## [Dataset content]
=======

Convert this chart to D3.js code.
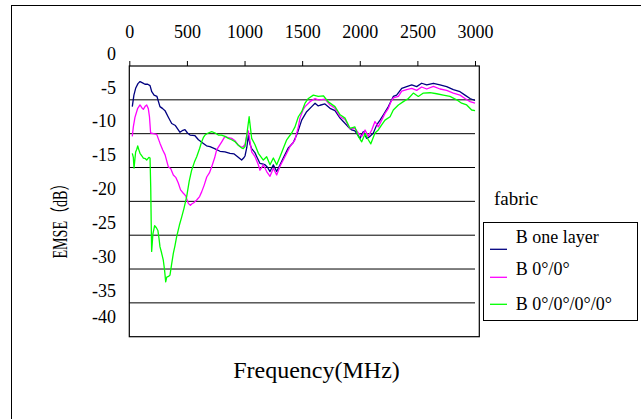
<!DOCTYPE html>
<html>
<head>
<meta charset="utf-8">
<script src="https://cdn.jsdelivr.net/npm/d3@7"></script>
<style>
html,body{margin:0;padding:0;background:#fff;}
svg{display:block;}
text{font-family:"Liberation Serif","Times New Roman",serif;fill:#000;}
</style>
</head>
<body>
<svg id="chart" width="641" height="419"></svg>
<script>
// ---- data ----
const xTicks = [0, 500, 1000, 1500, 2000, 2500, 3000];
const yTicks = [0, -5, -10, -15, -20, -25, -30, -35, -40];
const seriesNames = ["B one layer", "B 0\u00b0/0\u00b0", "B 0\u00b0/0\u00b0/0\u00b0/0\u00b0"];
const seriesColors = ["#000080", "#ff00ff", "#00ff00"];

// [frequency MHz, EMSE dB]
const oneLayer = [[26,-6.0],[40,-4.3],[55,-3.3],[75,-2.6],[93,-2.3],[115,-2.5],[136,-2.7],[160,-2.7],[180,-2.9],[195,-3.8],[215,-4.3],[240,-4.5],[266,-6.0],[290,-6.3],[310,-6.6],[340,-7.6],[368,-8.5],[400,-8.8],[440,-9.8],[465,-9.5],[483,-9.4],[505,-9.9],[527,-10.2],[570,-10.3],[600,-10.9],[640,-11.4],[670,-11.8],[700,-11.9],[740,-12.2],[787,-12.6],[830,-12.7],[874,-12.9],[910,-13.0],[940,-13.4],[975,-13.9],[992,-13.6],[1004,-13.3],[1020,-12.0],[1033,-10.3],[1048,-11.6],[1062,-12.2],[1090,-12.8],[1106,-13.4],[1134,-14.4],[1163,-14.5],[1178,-14.6],[1200,-15.0],[1221,-15.6],[1250,-14.6],[1279,-15.6],[1308,-14.6],[1336,-13.6],[1380,-12.1],[1423,-11.3],[1452,-10.2],[1467,-9.5],[1496,-8.0],[1539,-6.75],[1583,-6.0],[1612,-5.5],[1640,-5.9],[1655,-5.8],[1698,-5.6],[1742,-6.25],[1785,-6.6],[1829,-7.7],[1857,-8.2],[1900,-9.0],[1930,-9.45],[1958,-9.6],[1987,-10.3],[2002,-10.7],[2031,-9.7],[2060,-10.7],[2089,-10.4],[2118,-9.9],[2147,-8.7],[2176,-8.0],[2205,-7.2],[2248,-6.0],[2291,-4.5],[2320,-4.3],[2364,-3.3],[2407,-3.05],[2451,-2.8],[2494,-3.05],[2537,-2.55],[2581,-2.8],[2639,-2.55],[2696,-2.8],[2754,-3.05],[2812,-3.5],[2870,-3.8],[2913,-4.3],[2957,-4.8],[3000,-5.1]];

const twoLayer = [[26,-10.4],[35,-9.0],[49,-7.6],[73,-6.25],[93,-5.76],[110,-6.2],[122,-6.4],[140,-5.9],[151,-5.76],[165,-6.3],[175,-7.5],[185,-9.9],[210,-10.0],[238,-10.1],[266,-11.4],[290,-12.4],[310,-13.1],[339,-14.9],[360,-15.2],[382,-16.1],[405,-16.5],[425,-17.3],[445,-18.3],[469,-18.8],[490,-19.2],[512,-20.3],[530,-20.6],[541,-20.4],[560,-20.2],[585,-19.8],[610,-19.3],[628,-18.6],[650,-17.6],[672,-16.4],[695,-15.8],[715,-14.9],[740,-13.6],[758,-12.4],[780,-11.8],[802,-11.2],[830,-10.4],[860,-10.6],[888,-10.7],[915,-11.0],[946,-11.7],[975,-12.0],[989,-11.9],[1004,-11.6],[1020,-10.2],[1033,-9.6],[1048,-11.2],[1062,-12.7],[1091,-13.4],[1120,-14.6],[1134,-15.4],[1163,-14.6],[1192,-15.6],[1221,-16.3],[1250,-15.1],[1279,-16.1],[1308,-14.8],[1336,-13.9],[1366,-12.9],[1395,-11.9],[1438,-10.9],[1467,-9.0],[1481,-7.7],[1510,-6.4],[1525,-6.0],[1568,-5.27],[1612,-4.8],[1640,-5.0],[1655,-5.0],[1698,-4.9],[1742,-5.76],[1785,-6.25],[1829,-7.5],[1872,-7.9],[1900,-8.8],[1915,-9.3],[1958,-9.2],[1987,-9.9],[2017,-10.4],[2046,-9.45],[2074,-10.4],[2104,-9.45],[2132,-8.2],[2161,-9.0],[2190,-8.0],[2219,-7.0],[2248,-6.25],[2270,-5.3],[2291,-4.7],[2335,-4.5],[2364,-3.7],[2407,-3.5],[2451,-3.3],[2494,-3.6],[2537,-3.1],[2581,-3.4],[2639,-3.0],[2696,-3.4],[2754,-3.6],[2812,-4.0],[2870,-4.3],[2913,-4.8],[2957,-5.27],[3000,-5.5]];

const fourLayer = [[26,-12.9],[35,-13.5],[41,-15.1],[55,-12.7],[65,-12.3],[73,-11.8],[85,-12.5],[93,-12.9],[110,-13.3],[122,-13.6],[140,-13.7],[151,-13.9],[170,-13.5],[180,-13.6],[186,-18.0],[190,-23.0],[194,-27.4],[205,-24.8],[220,-23.6],[235,-23.9],[248,-24.3],[258,-25.5],[266,-26.7],[280,-27.6],[295,-28.7],[305,-30.0],[316,-31.9],[325,-31.2],[340,-31.1],[353,-30.9],[368,-29.2],[382,-27.7],[397,-26.5],[411,-25.2],[435,-23.5],[455,-22.3],[475,-21.0],[498,-19.3],[520,-17.0],[541,-15.4],[565,-14.2],[585,-13.4],[610,-12.2],[628,-11.2],[645,-10.5],[657,-10.2],[685,-9.9],[715,-9.7],[745,-9.9],[772,-10.2],[800,-10.2],[830,-10.4],[860,-10.7],[888,-10.9],[918,-11.2],[946,-11.7],[975,-12.1],[989,-12.2],[1004,-11.9],[1018,-10.4],[1040,-7.5],[1062,-10.7],[1090,-11.6],[1120,-12.9],[1163,-13.9],[1192,-13.4],[1221,-14.6],[1250,-13.6],[1279,-14.6],[1308,-13.4],[1336,-12.2],[1366,-10.9],[1409,-9.9],[1438,-9.0],[1467,-7.5],[1496,-6.75],[1525,-5.5],[1554,-4.8],[1597,-4.3],[1640,-4.5],[1684,-4.4],[1727,-5.3],[1785,-6.0],[1829,-7.2],[1872,-7.7],[1915,-9.2],[1958,-9.0],[1987,-10.4],[2017,-11.2],[2046,-10.0],[2074,-10.9],[2096,-11.5],[2132,-9.9],[2161,-9.45],[2190,-8.7],[2219,-8.0],[2263,-7.5],[2291,-6.5],[2335,-5.76],[2378,-5.27],[2422,-4.8],[2465,-4.0],[2508,-4.5],[2552,-4.0],[2610,-3.95],[2668,-4.1],[2725,-4.3],[2783,-4.5],[2841,-5.0],[2884,-5.5],[2928,-5.76],[2971,-6.5],[3000,-6.6]];

const allSeries = [oneLayer, twoLayer, fourLayer];

// ---- layout ----
const svg = d3.select("#chart");
const plot = {left: 129.3, right: 479.3, top: 66, bottom: 336.7};
const x = d3.scaleLinear().domain([0, 3000]).range([plot.left, 475]);
const y = d3.scaleLinear().domain([0, -40]).range([plot.top, plot.bottom]);

// outer frame
svg.append("rect").attr("x", 11.5).attr("y", 5.5).attr("width", 660).attr("height", 440)
  .attr("fill", "#fff").attr("stroke", "#000").attr("stroke-width", 1);

// gridlines
svg.append("g").selectAll("line").data(yTicks.filter(d => d < 0 && d > -40)).join("line")
  .attr("x1", plot.left).attr("x2", x(3000))
  .attr("y1", d => y(d)).attr("y2", d => y(d))
  .attr("stroke", "#000").attr("stroke-width", 1);

// plot border
svg.append("rect").attr("x", plot.left).attr("y", plot.top)
  .attr("width", plot.right - plot.left).attr("height", plot.bottom - plot.top)
  .attr("fill", "none").attr("stroke", "#000").attr("stroke-width", 1.2);

// top x axis
const xAxis = d3.axisTop(x).tickValues(xTicks).tickSize(5).tickPadding(23).tickFormat(d3.format("d"));
const gx = svg.append("g").attr("transform", `translate(0,${plot.top})`).call(xAxis);
gx.select(".domain").remove();
gx.selectAll(".tick line").attr("stroke", "#000");
gx.selectAll(".tick text").attr("font-size", 18).attr("font-family", "Liberation Serif, serif").attr("fill", "#000");

// y tick labels (offset above their gridlines)
svg.append("g").selectAll("text").data(yTicks).join("text")
  .attr("x", 116)
  .attr("y", d => Math.min(y(d) - 12.5, plot.bottom - 20))
  .attr("dy", "0.35em")
  .attr("text-anchor", "end")
  .attr("font-size", 18)
  .text(d => d);

// series lines
const line = d3.line().x(d => x(d[0])).y(d => y(d[1]));
svg.append("g").selectAll("path").data(allSeries).join("path")
  .attr("d", line)
  .attr("fill", "none")
  .attr("stroke", (d, i) => seriesColors[i])
  .attr("stroke-width", 1.3)
  .attr("stroke-linejoin", "round");

// axis titles
svg.append("text").attr("x", 316.5).attr("y", 378).attr("text-anchor", "middle")
  .attr("font-size", 24).text("Frequency(MHz)");
svg.append("text").attr("transform", "translate(67,217.5) rotate(-90)")
  .attr("text-anchor", "middle").attr("font-size", 20)
  .attr("textLength", 82).attr("lengthAdjust", "spacingAndGlyphs")
  .style("font-family", "'Liberation Serif','Noto Sans CJK TC',serif")
  .text("EMSE\uff08dB\uff09");

// legend
svg.append("text").attr("x", 494).attr("y", 205).attr("font-size", 19).text("fabric");
svg.append("rect").attr("x", 483.5).attr("y", 222.5).attr("width", 154).attr("height", 98)
  .attr("fill", "#fff").attr("stroke", "#000").attr("stroke-width", 1);
const legLineY = [249.3, 277.3, 304.3];
const legTextY = [242.7, 275, 310];
const leg = svg.append("g");
leg.selectAll("line").data(seriesNames).join("line")
  .attr("x1", 490).attr("x2", 507)
  .attr("y1", (d, i) => legLineY[i]).attr("y2", (d, i) => legLineY[i])
  .attr("stroke", (d, i) => seriesColors[i]).attr("stroke-width", 1.3);
leg.selectAll("text").data(seriesNames).join("text")
  .attr("x", 515.7).attr("y", (d, i) => legTextY[i])
  .attr("font-size", 18).text(d => d);
</script>
</body>
</html>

=======

## [What you have to do]
Copy every line in the listing above where the string "chart" turns up.

## [Response to this task]
Convert this chart to D3.js code.
<svg id="chart" width="641" height="419"></svg>
const svg = d3.select("#chart");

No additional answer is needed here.